→ Data shown
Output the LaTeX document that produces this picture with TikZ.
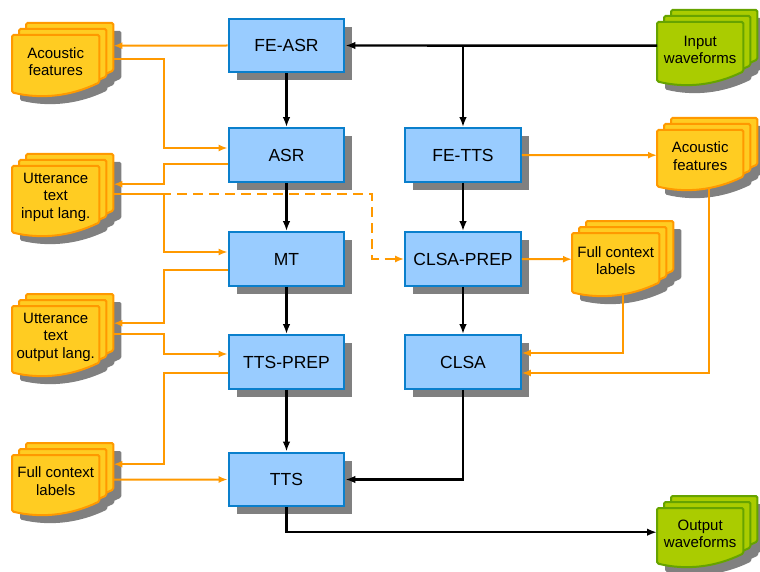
\documentclass[tikz,border=0pt]{standalone}
\usepackage{fontspec}
\setmainfont{Liberation Sans}
\usetikzlibrary{arrows.meta,calc,shadows,backgrounds}

\definecolor{boxfill}{HTML}{99CCFF}
\definecolor{boxline}{HTML}{0A7FCC}
\definecolor{docfill}{HTML}{FFCC22}
\definecolor{docline}{HTML}{FF9900}
\definecolor{wavefill}{HTML}{AACC00}
\definecolor{waveline}{HTML}{66A300}
\definecolor{shadowgray}{HTML}{808080}

\tikzset{
  stage/.style={draw=boxline, fill=boxfill, line width=2.2pt, minimum width=115.5, minimum height=53.5,
    inner sep=0pt, font=\fontsize{17.5}{20}\selectfont,
    general shadow={fill=shadowgray, shadow xshift=8pt, shadow yshift=-8pt}},
  doc/.style={anchor=north west, inner sep=0pt, align=center, font=\fontsize{15}{17.5}\selectfont},
  orangedoc/.style={fill=docfill, draw=docline},
  greendoc/.style={fill=wavefill, draw=waveline},
  flow/.style={line width=2.4pt, >={Latex[length=10pt,width=7.5pt]}, ->},
  oline/.style={draw=docline, line width=2pt, >={Latex[length=9pt,width=7pt]}},
}

% one sheet of a document stack, #1 node, #2/#3 offset
\newcommand\docpage[3]{([shift={(#2,#3)}]#1.north west) -- ([shift={(#2,#3)}]#1.north east)
  -- ([shift={(#2,#3-6)}]#1.south east)
  .. controls ($(#1.south west)!0.67!(#1.south east)+(#2,#3+8)$)
  and ($(#1.south west)!0.33!(#1.south east)+(#2,#3+11)$)
  .. ([shift={(#2,#3+4)}]#1.south west) -- cycle}

\newcommand\docstack[2]{%
  \begin{pgfonlayer}{background}
    \foreach \dx/\dy in {22/-4,15/2,8/8}
      \fill[shadowgray, rounded corners=1.5pt] \docpage{#1}{\dx}{\dy};
    \foreach \dx/\dy in {14/-12,7/-6,0/0}
      \filldraw[#2, line width=2pt, rounded corners=1.5pt] \docpage{#1}{\dx}{\dy};
  \end{pgfonlayer}}

\begin{document}
\begin{tikzpicture}[x=1pt,y=-1pt]
\useasboundingbox (0,0) rectangle (760,572);

% processing stages
\node[stage] (feasr) at (286.5,45.5) {FE-ASR};
\node[stage] (asr) at (286.5,155) {ASR};
\node[stage] (mt) at (286.5,259) {MT};
\node[stage] (ttsprep) at (286.5,362) {TTS-PREP};
\node[stage] (tts) at (286.5,479.5) {TTS};
\node[stage] (fetts) at (463,155) {FE-TTS};
\node[stage] (clsaprep) at (463,259) {CLSA-PREP};
\node[stage] (clsa) at (463,362) {CLSA};

% data files
\node[doc, minimum width=87, minimum height=53] (acl) at (12,35) {Acoustic\\features};
\node[doc, minimum width=87, minimum height=62] (uin) at (12,166) {Utterance\\text\\input lang.};
\node[doc, minimum width=87, minimum height=62] (uout) at (12,306) {Utterance\\text\\output lang.};
\node[doc, minimum width=87, minimum height=52] (fcl) at (12,455) {Full context\\labels};
\node[doc, minimum width=86, minimum height=55] (inw) at (657,22) {Input\\waveforms};
\node[doc, minimum width=86, minimum height=52] (acr) at (657,130) {Acoustic\\features};
\node[doc, minimum width=87, minimum height=55] (fcr) at (572,233) {Full context\\labels};
\node[doc, minimum width=86, minimum height=51] (outw) at (657,508) {Output\\waveforms};

\foreach \d in {acl,uin,uout,fcl,acr,fcr}
  \docstack{\d}{orangedoc};
\foreach \d in {inw,outw}
  \docstack{\d}{greendoc};

% main flow
\draw[flow] ([shift={(0,-4)}]inw.west) -- (feasr.east);
\draw[flow] (fetts.north |- feasr.east) -- (fetts.north);
\foreach \a/\b in {feasr/asr,asr/mt,mt/ttsprep,ttsprep/tts,fetts/clsaprep,clsaprep/clsa}
  \draw[flow] (\a) -- (\b);
\draw[flow] (clsa.south) |- (tts.east);
\draw[flow] (tts.south) |- ([shift={(0,-1.5)}]outw.west);

% left side files
\draw[oline,->] (feasr.west) -- ([shift={(14,-16)}]acl.east);
\draw[oline,<-] ([shift={(0,-7)}]asr.west) -- ++(-64,0) |- ([shift={(14,-3)}]acl.east);
\draw[oline,->] ([shift={(0,9)}]asr.west) -- ++(-64,0) |- ([shift={(14,-13)}]uin.east);
\draw[oline,<-] ([shift={(0,-7)}]mt.west) -- ++(-64,0) |- ([shift={(14,-3)}]uin.east);
\draw[oline,->] ([shift={(0,11)}]mt.west) -- ++(-64,0) |- ([shift={(14,-14)}]uout.east);
\draw[oline,<-] ([shift={(0,-8)}]ttsprep.west) -- ++(-64,0) |- ([shift={(14,-3)}]uout.east);
\draw[oline,->] ([shift={(0,11)}]ttsprep.west) -- ++(-64,0) |- ([shift={(14,-17)}]fcl.east);
\draw[oline,->] ([shift={(14,-1.5)}]fcl.east) -- (tts.west);
\draw[oline,->,dash pattern=on 10pt off 6pt] ([shift={(14,-3)}]uin.east) -| ([shift={(-32,0)}]clsaprep.west) -- (clsaprep.west);

% right side files
\draw[oline,->] (fetts.east) -- ([shift={(0,-1)}]acr.west);
\draw[oline,->] (clsaprep.east) -- ([shift={(0,-1.5)}]fcr.west);
\draw[oline,->] ([shift={(7.5,4.5)}]fcr.south) |- ([shift={(0,-9)}]clsa.east);
\draw[oline,->] ([shift={(8.5,5)}]acr.south) |- ([shift={(0,11)}]clsa.east);
\end{tikzpicture}
\end{document}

→ Task to carry out
Copy all the data exactly as written, but skip any picture.

→ Task output
Output the LaTeX document that produces this picture with TikZ.
\documentclass[tikz,border=0pt]{standalone}
\usepackage{fontspec}
\setmainfont{Liberation Sans}
\usetikzlibrary{arrows.meta,calc,shadows,backgrounds}

\definecolor{boxfill}{HTML}{99CCFF}
\definecolor{boxline}{HTML}{0A7FCC}
\definecolor{docfill}{HTML}{FFCC22}
\definecolor{docline}{HTML}{FF9900}
\definecolor{wavefill}{HTML}{AACC00}
\definecolor{waveline}{HTML}{66A300}
\definecolor{shadowgray}{HTML}{808080}

\tikzset{
  stage/.style={draw=boxline, fill=boxfill, line width=2.2pt, minimum width=115.5, minimum height=53.5,
    inner sep=0pt, font=\fontsize{17.5}{20}\selectfont,
    general shadow={fill=shadowgray, shadow xshift=8pt, shadow yshift=-8pt}},
  doc/.style={anchor=north west, inner sep=0pt, align=center, font=\fontsize{15}{17.5}\selectfont},
  orangedoc/.style={fill=docfill, draw=docline},
  greendoc/.style={fill=wavefill, draw=waveline},
  flow/.style={line width=2.4pt, >={Latex[length=10pt,width=7.5pt]}, ->},
  oline/.style={draw=docline, line width=2pt, >={Latex[length=9pt,width=7pt]}},
}

% one sheet of a document stack, #1 node, #2/#3 offset
\newcommand\docpage[3]{([shift={(#2,#3)}]#1.north west) -- ([shift={(#2,#3)}]#1.north east)
  -- ([shift={(#2,#3-6)}]#1.south east)
  .. controls ($(#1.south west)!0.67!(#1.south east)+(#2,#3+8)$)
  and ($(#1.south west)!0.33!(#1.south east)+(#2,#3+11)$)
  .. ([shift={(#2,#3+4)}]#1.south west) -- cycle}

\newcommand\docstack[2]{%
  \begin{pgfonlayer}{background}
    \foreach \dx/\dy in {22/-4,15/2,8/8}
      \fill[shadowgray, rounded corners=1.5pt] \docpage{#1}{\dx}{\dy};
    \foreach \dx/\dy in {14/-12,7/-6,0/0}
      \filldraw[#2, line width=2pt, rounded corners=1.5pt] \docpage{#1}{\dx}{\dy};
  \end{pgfonlayer}}

\begin{document}
\begin{tikzpicture}[x=1pt,y=-1pt]
\useasboundingbox (0,0) rectangle (760,572);

% processing stages
\node[stage] (feasr) at (286.5,45.5) {FE-ASR};
\node[stage] (asr) at (286.5,155) {ASR};
\node[stage] (mt) at (286.5,259) {MT};
\node[stage] (ttsprep) at (286.5,362) {TTS-PREP};
\node[stage] (tts) at (286.5,479.5) {TTS};
\node[stage] (fetts) at (463,155) {FE-TTS};
\node[stage] (clsaprep) at (463,259) {CLSA-PREP};
\node[stage] (clsa) at (463,362) {CLSA};

% data files
\node[doc, minimum width=87, minimum height=53] (acl) at (12,35) {Acoustic\\features};
\node[doc, minimum width=87, minimum height=62] (uin) at (12,166) {Utterance\\text\\input lang.};
\node[doc, minimum width=87, minimum height=62] (uout) at (12,306) {Utterance\\text\\output lang.};
\node[doc, minimum width=87, minimum height=52] (fcl) at (12,455) {Full context\\labels};
\node[doc, minimum width=86, minimum height=55] (inw) at (657,22) {Input\\waveforms};
\node[doc, minimum width=86, minimum height=52] (acr) at (657,130) {Acoustic\\features};
\node[doc, minimum width=87, minimum height=55] (fcr) at (572,233) {Full context\\labels};
\node[doc, minimum width=86, minimum height=51] (outw) at (657,508) {Output\\waveforms};

\foreach \d in {acl,uin,uout,fcl,acr,fcr}
  \docstack{\d}{orangedoc};
\foreach \d in {inw,outw}
  \docstack{\d}{greendoc};

% main flow
\draw[flow] ([shift={(0,-4)}]inw.west) -- (feasr.east);
\draw[flow] (fetts.north |- feasr.east) -- (fetts.north);
\foreach \a/\b in {feasr/asr,asr/mt,mt/ttsprep,ttsprep/tts,fetts/clsaprep,clsaprep/clsa}
  \draw[flow] (\a) -- (\b);
\draw[flow] (clsa.south) |- (tts.east);
\draw[flow] (tts.south) |- ([shift={(0,-1.5)}]outw.west);

% left side files
\draw[oline,->] (feasr.west) -- ([shift={(14,-16)}]acl.east);
\draw[oline,<-] ([shift={(0,-7)}]asr.west) -- ++(-64,0) |- ([shift={(14,-3)}]acl.east);
\draw[oline,->] ([shift={(0,9)}]asr.west) -- ++(-64,0) |- ([shift={(14,-13)}]uin.east);
\draw[oline,<-] ([shift={(0,-7)}]mt.west) -- ++(-64,0) |- ([shift={(14,-3)}]uin.east);
\draw[oline,->] ([shift={(0,11)}]mt.west) -- ++(-64,0) |- ([shift={(14,-14)}]uout.east);
\draw[oline,<-] ([shift={(0,-8)}]ttsprep.west) -- ++(-64,0) |- ([shift={(14,-3)}]uout.east);
\draw[oline,->] ([shift={(0,11)}]ttsprep.west) -- ++(-64,0) |- ([shift={(14,-17)}]fcl.east);
\draw[oline,->] ([shift={(14,-1.5)}]fcl.east) -- (tts.west);
\draw[oline,->,dash pattern=on 10pt off 6pt] ([shift={(14,-3)}]uin.east) -| ([shift={(-32,0)}]clsaprep.west) -- (clsaprep.west);

% right side files
\draw[oline,->] (fetts.east) -- ([shift={(0,-1)}]acr.west);
\draw[oline,->] (clsaprep.east) -- ([shift={(0,-1.5)}]fcr.west);
\draw[oline,->] ([shift={(7.5,4.5)}]fcr.south) |- ([shift={(0,-9)}]clsa.east);
\draw[oline,->] ([shift={(8.5,5)}]acr.south) |- ([shift={(0,11)}]clsa.east);
\end{tikzpicture}
\end{document}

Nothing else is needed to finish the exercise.